**DIRECTIONS**:
A single run of lines is to be printed exactly: starting at the line with "What Chart.js code" and ending at the line with "force3], [dh4, force4]];", both included. Leave the pictures out.
══ PROVIDED ENTRIES ══
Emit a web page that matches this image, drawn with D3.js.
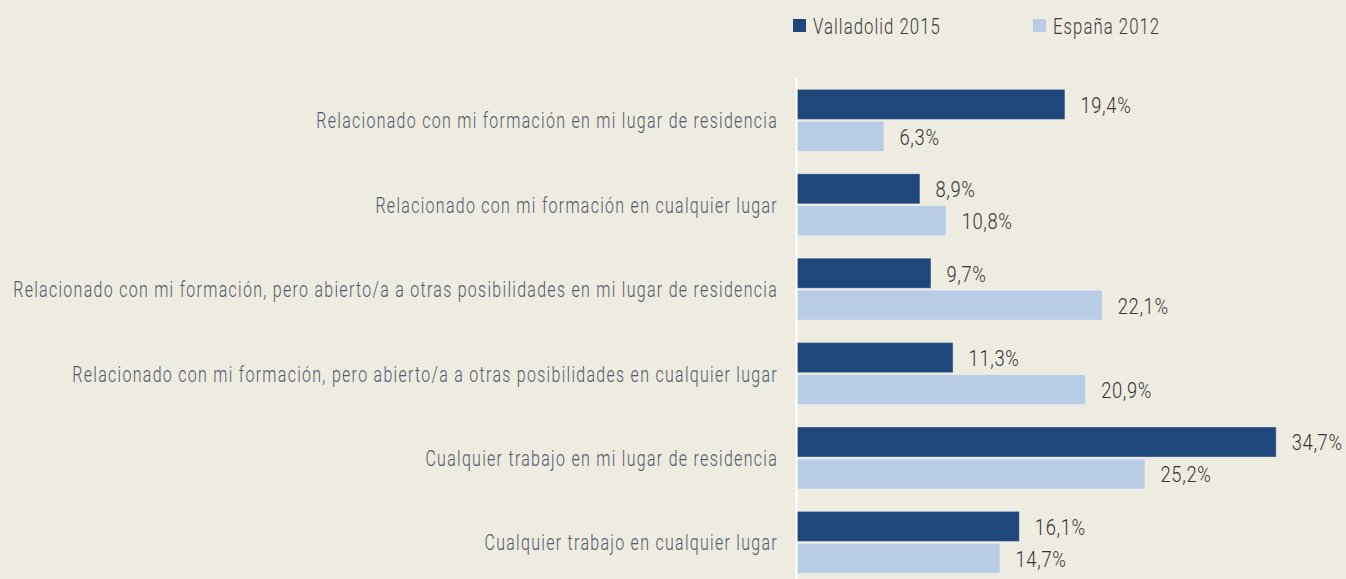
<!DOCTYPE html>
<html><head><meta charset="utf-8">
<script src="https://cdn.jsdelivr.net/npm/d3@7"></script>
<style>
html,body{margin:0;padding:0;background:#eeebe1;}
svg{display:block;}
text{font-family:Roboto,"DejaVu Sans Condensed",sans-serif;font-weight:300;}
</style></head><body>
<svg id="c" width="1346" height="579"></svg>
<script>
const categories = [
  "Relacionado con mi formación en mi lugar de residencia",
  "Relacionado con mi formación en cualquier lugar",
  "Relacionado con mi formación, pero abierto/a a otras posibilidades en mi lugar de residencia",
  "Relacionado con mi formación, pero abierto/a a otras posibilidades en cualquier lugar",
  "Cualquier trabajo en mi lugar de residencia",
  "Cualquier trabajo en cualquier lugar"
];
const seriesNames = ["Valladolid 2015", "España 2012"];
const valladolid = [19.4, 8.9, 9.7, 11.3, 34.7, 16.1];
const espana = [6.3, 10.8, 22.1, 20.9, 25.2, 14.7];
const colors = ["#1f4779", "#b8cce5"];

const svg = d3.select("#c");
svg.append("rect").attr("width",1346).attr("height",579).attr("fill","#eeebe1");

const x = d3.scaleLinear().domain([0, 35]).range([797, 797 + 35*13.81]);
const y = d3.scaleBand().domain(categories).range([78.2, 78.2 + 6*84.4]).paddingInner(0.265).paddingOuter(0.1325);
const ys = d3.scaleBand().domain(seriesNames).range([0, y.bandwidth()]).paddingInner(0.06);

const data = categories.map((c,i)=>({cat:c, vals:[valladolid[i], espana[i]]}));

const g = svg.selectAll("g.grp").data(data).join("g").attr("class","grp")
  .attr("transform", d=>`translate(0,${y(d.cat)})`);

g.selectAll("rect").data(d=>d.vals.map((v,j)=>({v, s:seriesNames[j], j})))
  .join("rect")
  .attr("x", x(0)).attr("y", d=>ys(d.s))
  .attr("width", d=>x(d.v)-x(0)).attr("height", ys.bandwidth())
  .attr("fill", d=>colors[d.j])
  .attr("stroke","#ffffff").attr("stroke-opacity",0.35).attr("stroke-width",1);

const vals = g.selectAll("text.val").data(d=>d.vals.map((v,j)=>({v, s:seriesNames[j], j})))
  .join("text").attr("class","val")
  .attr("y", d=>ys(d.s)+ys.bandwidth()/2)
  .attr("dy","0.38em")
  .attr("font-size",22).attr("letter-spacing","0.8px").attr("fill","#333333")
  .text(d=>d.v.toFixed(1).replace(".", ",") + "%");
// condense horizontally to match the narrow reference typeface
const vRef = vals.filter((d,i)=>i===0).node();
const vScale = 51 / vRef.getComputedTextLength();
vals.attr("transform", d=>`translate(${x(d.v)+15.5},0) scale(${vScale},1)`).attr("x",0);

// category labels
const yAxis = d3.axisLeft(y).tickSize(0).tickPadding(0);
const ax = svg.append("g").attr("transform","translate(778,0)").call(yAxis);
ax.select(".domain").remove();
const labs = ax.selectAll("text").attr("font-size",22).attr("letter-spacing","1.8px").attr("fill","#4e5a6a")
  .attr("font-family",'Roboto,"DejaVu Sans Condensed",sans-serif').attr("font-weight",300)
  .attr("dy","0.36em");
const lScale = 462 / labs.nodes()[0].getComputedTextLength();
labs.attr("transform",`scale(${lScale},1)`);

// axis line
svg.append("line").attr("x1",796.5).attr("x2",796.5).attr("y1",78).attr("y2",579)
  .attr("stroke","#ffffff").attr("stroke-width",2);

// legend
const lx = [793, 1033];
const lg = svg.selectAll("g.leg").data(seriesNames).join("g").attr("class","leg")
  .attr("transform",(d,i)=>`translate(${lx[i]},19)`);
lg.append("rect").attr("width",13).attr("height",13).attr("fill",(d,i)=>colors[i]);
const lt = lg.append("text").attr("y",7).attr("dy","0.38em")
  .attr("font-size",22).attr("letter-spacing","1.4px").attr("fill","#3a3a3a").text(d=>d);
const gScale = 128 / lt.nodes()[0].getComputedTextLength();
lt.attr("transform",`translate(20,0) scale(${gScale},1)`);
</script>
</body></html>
═══
══ PROVIDED ENTRIES ══
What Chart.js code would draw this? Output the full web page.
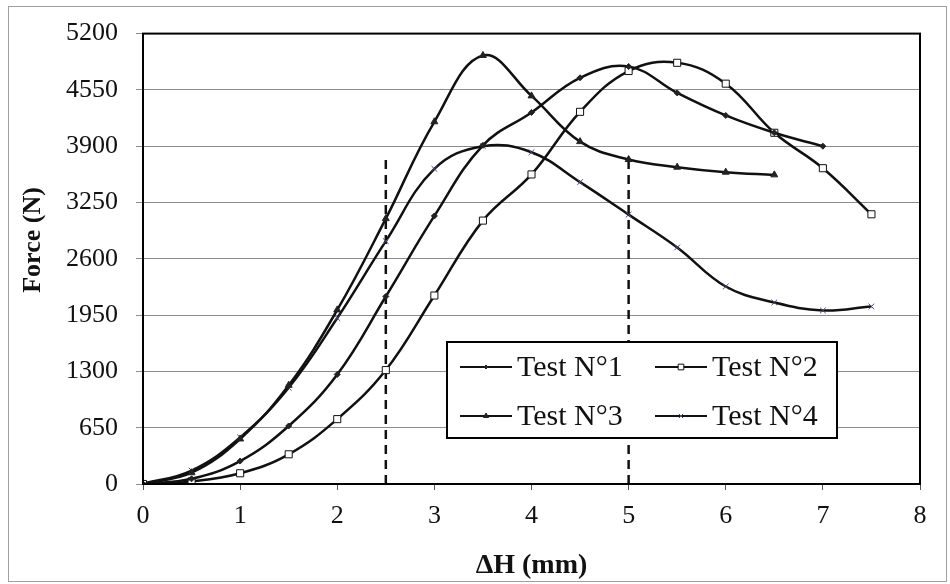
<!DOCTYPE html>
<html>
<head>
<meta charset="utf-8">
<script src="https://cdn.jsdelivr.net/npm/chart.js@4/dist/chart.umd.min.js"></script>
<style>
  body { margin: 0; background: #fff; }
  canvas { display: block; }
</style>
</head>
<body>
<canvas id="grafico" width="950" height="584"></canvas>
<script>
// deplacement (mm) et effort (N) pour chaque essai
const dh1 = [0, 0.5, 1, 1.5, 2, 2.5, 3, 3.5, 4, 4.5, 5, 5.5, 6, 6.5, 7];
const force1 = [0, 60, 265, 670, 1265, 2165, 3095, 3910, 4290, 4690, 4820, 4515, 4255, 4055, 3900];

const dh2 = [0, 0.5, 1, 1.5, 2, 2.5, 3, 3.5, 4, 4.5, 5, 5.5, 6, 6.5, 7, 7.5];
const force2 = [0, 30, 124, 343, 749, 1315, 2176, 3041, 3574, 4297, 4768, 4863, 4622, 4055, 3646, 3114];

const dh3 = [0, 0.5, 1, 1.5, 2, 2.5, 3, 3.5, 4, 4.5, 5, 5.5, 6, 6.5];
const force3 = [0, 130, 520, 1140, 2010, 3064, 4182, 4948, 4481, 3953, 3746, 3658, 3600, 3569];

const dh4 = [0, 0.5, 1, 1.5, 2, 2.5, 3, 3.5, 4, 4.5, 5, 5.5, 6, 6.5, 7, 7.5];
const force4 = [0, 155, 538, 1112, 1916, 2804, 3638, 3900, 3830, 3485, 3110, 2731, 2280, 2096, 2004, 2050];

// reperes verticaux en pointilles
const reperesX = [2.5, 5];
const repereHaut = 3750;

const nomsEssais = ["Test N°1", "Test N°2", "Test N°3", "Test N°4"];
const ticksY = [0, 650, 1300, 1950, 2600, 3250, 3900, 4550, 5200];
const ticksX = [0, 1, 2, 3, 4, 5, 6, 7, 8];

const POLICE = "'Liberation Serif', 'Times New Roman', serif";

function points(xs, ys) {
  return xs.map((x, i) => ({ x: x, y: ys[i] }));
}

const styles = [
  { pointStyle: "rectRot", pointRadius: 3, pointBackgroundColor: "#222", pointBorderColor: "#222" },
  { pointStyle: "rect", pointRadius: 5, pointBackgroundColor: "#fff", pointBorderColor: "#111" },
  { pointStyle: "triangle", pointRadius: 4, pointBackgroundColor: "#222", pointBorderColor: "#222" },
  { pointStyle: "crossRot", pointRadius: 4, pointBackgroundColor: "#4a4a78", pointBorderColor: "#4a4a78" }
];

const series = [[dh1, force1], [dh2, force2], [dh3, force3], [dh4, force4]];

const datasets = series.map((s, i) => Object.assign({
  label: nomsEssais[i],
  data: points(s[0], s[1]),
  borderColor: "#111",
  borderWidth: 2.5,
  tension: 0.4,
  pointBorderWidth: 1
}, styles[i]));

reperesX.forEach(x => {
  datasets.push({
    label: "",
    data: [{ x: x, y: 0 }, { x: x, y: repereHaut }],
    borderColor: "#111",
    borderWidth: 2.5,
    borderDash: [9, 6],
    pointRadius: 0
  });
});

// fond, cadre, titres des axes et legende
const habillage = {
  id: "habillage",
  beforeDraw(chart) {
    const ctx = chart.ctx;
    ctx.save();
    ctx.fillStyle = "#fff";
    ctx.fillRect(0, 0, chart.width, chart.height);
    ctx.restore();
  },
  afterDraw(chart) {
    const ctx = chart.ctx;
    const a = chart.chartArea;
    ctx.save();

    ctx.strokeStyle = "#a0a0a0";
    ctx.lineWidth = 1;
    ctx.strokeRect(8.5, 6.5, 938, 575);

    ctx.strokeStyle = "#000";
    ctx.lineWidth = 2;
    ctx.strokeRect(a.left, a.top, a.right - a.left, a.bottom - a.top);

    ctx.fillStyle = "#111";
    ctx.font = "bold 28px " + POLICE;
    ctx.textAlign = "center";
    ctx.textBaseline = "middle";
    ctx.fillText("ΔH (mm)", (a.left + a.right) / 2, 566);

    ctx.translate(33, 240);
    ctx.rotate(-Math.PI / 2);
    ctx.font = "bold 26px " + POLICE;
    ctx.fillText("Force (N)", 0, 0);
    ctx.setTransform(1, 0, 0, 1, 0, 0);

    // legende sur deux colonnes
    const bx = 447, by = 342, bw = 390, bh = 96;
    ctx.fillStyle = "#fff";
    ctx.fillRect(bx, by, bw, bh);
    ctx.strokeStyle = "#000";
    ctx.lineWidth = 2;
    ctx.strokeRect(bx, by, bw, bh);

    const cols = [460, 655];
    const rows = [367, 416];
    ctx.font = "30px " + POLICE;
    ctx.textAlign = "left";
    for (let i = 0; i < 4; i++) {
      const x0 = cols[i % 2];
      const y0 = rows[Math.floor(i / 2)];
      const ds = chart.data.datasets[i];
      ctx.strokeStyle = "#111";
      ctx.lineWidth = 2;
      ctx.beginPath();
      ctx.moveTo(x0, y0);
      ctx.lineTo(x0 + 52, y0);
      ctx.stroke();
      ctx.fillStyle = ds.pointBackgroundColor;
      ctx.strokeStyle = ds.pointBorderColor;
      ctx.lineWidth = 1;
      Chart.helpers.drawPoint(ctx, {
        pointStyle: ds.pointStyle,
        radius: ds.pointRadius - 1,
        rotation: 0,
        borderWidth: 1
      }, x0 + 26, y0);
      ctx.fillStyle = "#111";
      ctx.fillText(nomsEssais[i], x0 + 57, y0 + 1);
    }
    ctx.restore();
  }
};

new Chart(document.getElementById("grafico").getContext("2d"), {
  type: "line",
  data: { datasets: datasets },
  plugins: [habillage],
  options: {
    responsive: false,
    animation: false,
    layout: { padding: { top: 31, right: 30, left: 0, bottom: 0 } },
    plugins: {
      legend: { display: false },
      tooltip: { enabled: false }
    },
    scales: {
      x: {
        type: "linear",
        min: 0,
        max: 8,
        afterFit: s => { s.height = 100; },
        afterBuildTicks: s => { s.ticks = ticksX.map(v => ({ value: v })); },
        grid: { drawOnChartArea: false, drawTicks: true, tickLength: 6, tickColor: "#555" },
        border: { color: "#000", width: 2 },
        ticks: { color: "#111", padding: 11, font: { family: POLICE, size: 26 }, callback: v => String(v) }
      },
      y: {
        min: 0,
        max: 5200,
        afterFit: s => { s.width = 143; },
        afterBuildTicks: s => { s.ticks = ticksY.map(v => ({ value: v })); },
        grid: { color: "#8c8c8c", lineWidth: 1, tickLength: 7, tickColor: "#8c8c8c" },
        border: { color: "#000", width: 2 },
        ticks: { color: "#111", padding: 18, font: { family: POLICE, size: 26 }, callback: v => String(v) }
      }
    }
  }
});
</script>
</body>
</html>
═══
**THE RESPONSE**:
What Chart.js code would draw this? Output the full web page.
<!DOCTYPE html>
<html>
<head>
<meta charset="utf-8">
<script src="https://cdn.jsdelivr.net/npm/chart.js@4/dist/chart.umd.min.js"></script>
<style>
  body { margin: 0; background: #fff; }
  canvas { display: block; }
</style>
</head>
<body>
<canvas id="grafico" width="950" height="584"></canvas>
<script>
// deplacement (mm) et effort (N) pour chaque essai
const dh1 = [0, 0.5, 1, 1.5, 2, 2.5, 3, 3.5, 4, 4.5, 5, 5.5, 6, 6.5, 7];
const force1 = [0, 60, 265, 670, 1265, 2165, 3095, 3910, 4290, 4690, 4820, 4515, 4255, 4055, 3900];

const dh2 = [0, 0.5, 1, 1.5, 2, 2.5, 3, 3.5, 4, 4.5, 5, 5.5, 6, 6.5, 7, 7.5];
const force2 = [0, 30, 124, 343, 749, 1315, 2176, 3041, 3574, 4297, 4768, 4863, 4622, 4055, 3646, 3114];

const dh3 = [0, 0.5, 1, 1.5, 2, 2.5, 3, 3.5, 4, 4.5, 5, 5.5, 6, 6.5];
const force3 = [0, 130, 520, 1140, 2010, 3064, 4182, 4948, 4481, 3953, 3746, 3658, 3600, 3569];

const dh4 = [0, 0.5, 1, 1.5, 2, 2.5, 3, 3.5, 4, 4.5, 5, 5.5, 6, 6.5, 7, 7.5];
const force4 = [0, 155, 538, 1112, 1916, 2804, 3638, 3900, 3830, 3485, 3110, 2731, 2280, 2096, 2004, 2050];

// reperes verticaux en pointilles
const reperesX = [2.5, 5];
const repereHaut = 3750;

const nomsEssais = ["Test N°1", "Test N°2", "Test N°3", "Test N°4"];
const ticksY = [0, 650, 1300, 1950, 2600, 3250, 3900, 4550, 5200];
const ticksX = [0, 1, 2, 3, 4, 5, 6, 7, 8];

const POLICE = "'Liberation Serif', 'Times New Roman', serif";

function points(xs, ys) {
  return xs.map((x, i) => ({ x: x, y: ys[i] }));
}

const styles = [
  { pointStyle: "rectRot", pointRadius: 3, pointBackgroundColor: "#222", pointBorderColor: "#222" },
  { pointStyle: "rect", pointRadius: 5, pointBackgroundColor: "#fff", pointBorderColor: "#111" },
  { pointStyle: "triangle", pointRadius: 4, pointBackgroundColor: "#222", pointBorderColor: "#222" },
  { pointStyle: "crossRot", pointRadius: 4, pointBackgroundColor: "#4a4a78", pointBorderColor: "#4a4a78" }
];

const series = [[dh1, force1], [dh2, force2], [dh3, force3], [dh4, force4]];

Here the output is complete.